La spatule d’un ski est certainement l’un des meilleurs symboles de la « glorieuse incertitude du sport » si chère à la chronique sportive. L’objet, au premier regard, a l’air bien innocent : recourbé vers le haut, pour laisser la neige s’engouffrer sous la latte, il affiche une rondeur bonhomme, à la manière d’une nef d’église romane, légèrement pointue au sommet de sa voûte.
Mais lancez cette spatule à pleine vitesse contre un piquet de slalom, et elle deviendra l’instrument du destin. Sa pointe file du mauvais côté ? C’est la plongée dans l’enfer de la défaite. Elle oblique dans la bonne direction ? C’est l’ascension vers le ciel étoilé de la victoire.
Samedi 14 mars, à Are, en Suède, le sort s’est montré clément avec Jean-Baptiste Grange. Dans le dernier mur du dernier slalom de la saison, le skieur de Valloire (Savoie) est passé à quelques millimètres de la désillusion. Mais son ski a finalement choisi le bon côté du piquet pour écrire un dénouement heureux.
« J.-B. » Grange (3e) n’a pas gagné la course, devancé par son compatriote Julien Lizeroux (2e) et l’Autrichien Mario Matt (1er). Mais qu’importe. Son objectif n’était pas là. Lui voulait seulement soulever enfin le Globe de cristal qui consacre le meilleur slalomeur de la saison. Cette récompense lui semblait déjà promise l’année passée, mais elle lui avait échappé lors de la dernière course, à Bormio (Italie), lui laissant un goût amer « d’inachevé ».
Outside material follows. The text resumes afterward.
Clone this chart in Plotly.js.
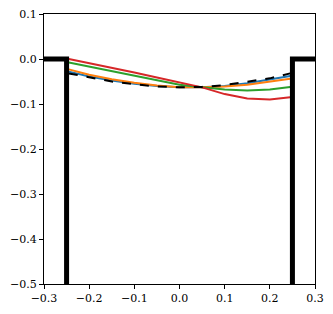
<!DOCTYPE html>
<html>
<head>
<script src="https://cdn.plot.ly/plotly-3.0.1.min.js"></script>
<style>body{margin:0}</style>
</head>
<body>
<div id="chart" style="width:333px;height:314px"></div>
<script>
var xs = [-0.245, -0.2, -0.15, -0.1, -0.05, 0, 0.05, 0.1, 0.15, 0.2, 0.245];
var blueY = [-0.028, -0.039, -0.048, -0.055, -0.060, -0.063, -0.063, -0.060, -0.054, -0.046, -0.038];
var orangeY = [-0.023, -0.035, -0.045, -0.053, -0.059, -0.063, -0.063, -0.061, -0.057, -0.051, -0.044];
var greenY = [-0.008, -0.017, -0.027, -0.038, -0.048, -0.057, -0.063, -0.068, -0.070, -0.068, -0.062];
var redY = [0.0, -0.009, -0.019, -0.030, -0.041, -0.052, -0.063, -0.078, -0.088, -0.090, -0.085];
var refY = [-0.032, -0.041, -0.050, -0.056, -0.061, -0.063, -0.062, -0.058, -0.051, -0.043, -0.032];

var wallLeftX = [-0.3, -0.25, -0.25];
var wallRightX = [0.3, 0.25, 0.25];
var wallY = [0, 0, -0.6];

var traces = [
  {x: xs, y: blueY, mode: "lines", line: {color: "#1f77b4", width: 2}},
  {x: xs, y: orangeY, mode: "lines", line: {color: "#ff7f0e", width: 2}},
  {x: xs, y: greenY, mode: "lines", line: {color: "#2ca02c", width: 2}},
  {x: xs, y: redY, mode: "lines", line: {color: "#d62728", width: 2}},
  {x: xs, y: refY, mode: "lines", line: {color: "black", width: 2, dash: "dash"}},
  {x: wallLeftX, y: wallY, mode: "lines", line: {color: "black", width: 5}},
  {x: wallRightX, y: wallY, mode: "lines", line: {color: "black", width: 5}}
];

var axisStyle = {
  showgrid: false, zeroline: false, showline: true, mirror: true,
  linecolor: "black", linewidth: 1, ticks: "outside", ticklen: 4,
  tickcolor: "black", tickformat: ".1f"
};

var layout = {
  width: 333, height: 314,
  margin: {l: 44, r: 18, t: 14, b: 30},
  showlegend: false,
  plot_bgcolor: "white", paper_bgcolor: "white",
  font: {family: "DejaVu Serif", size: 11, color: "black"},
  xaxis: Object.assign({range: [-0.3, 0.3], dtick: 0.1, tick0: 0}, axisStyle),
  yaxis: Object.assign({range: [-0.5, 0.1], dtick: 0.1, tick0: 0}, axisStyle)
};

Plotly.newPlot("chart", traces, layout, {staticPlot: true});
</script>
</body>
</html>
A Are, l’histoire ne s’est pas répétée et Jean-Baptiste Grange est devenu le premier Français depuis Frédéric Covili, sacré en géant il y a sept ans, à gagner le classement général d’une spécialité du ski alpin. Julien Lizeroux, 3e, se glisse lui aussi sur le podium de la Coupe du monde de slalom 2008-2009. Deux Français parmi les trois premiers du classement final d’une discipline du grand cirque blanc, cela n’était plus arrivé depuis trente-neuf ans…
« LES HAUTS ET LES BAS »
La saison de Jean-Baptiste Grange n’aura pas été pour autant facile. Brillant lors des premiers rendez-vous, il s’est ensuite étiolé. Aux championnats du monde de Val-d’Isère, en février, alors qu’il était considéré comme la chance la plus sûre de médaille française, il était arrivé tendu par ces espérances, puis était reparti bredouille et le moral en berne. « Un Globe, cela se joue course après course, du mois de novembre à la fin mars, a-t-il constaté après sa victoire. J’ai appris, cette année, à gérer les hauts et les bas. J’ai 24 ans, un Globe, une médaille, six victoires en Coupe du monde. Personne ne peut me les enlever. »
Pour l’équipe de France de ski alpin, la saison se termine finalement sur un excellent bilan. Trois skieurs y ont remporté leur première victoire en Coupe du monde : Julien Lizeroux, vainqueur des slaloms de Kitzbühel (Autriche) et de Kranjska Gora (Slovénie), Tessa Worley, gagnante du géant d’Aspen (Etats-Unis), et Sandrine Aubert, première des slaloms de Ofterschwang (Allemagne) et Are.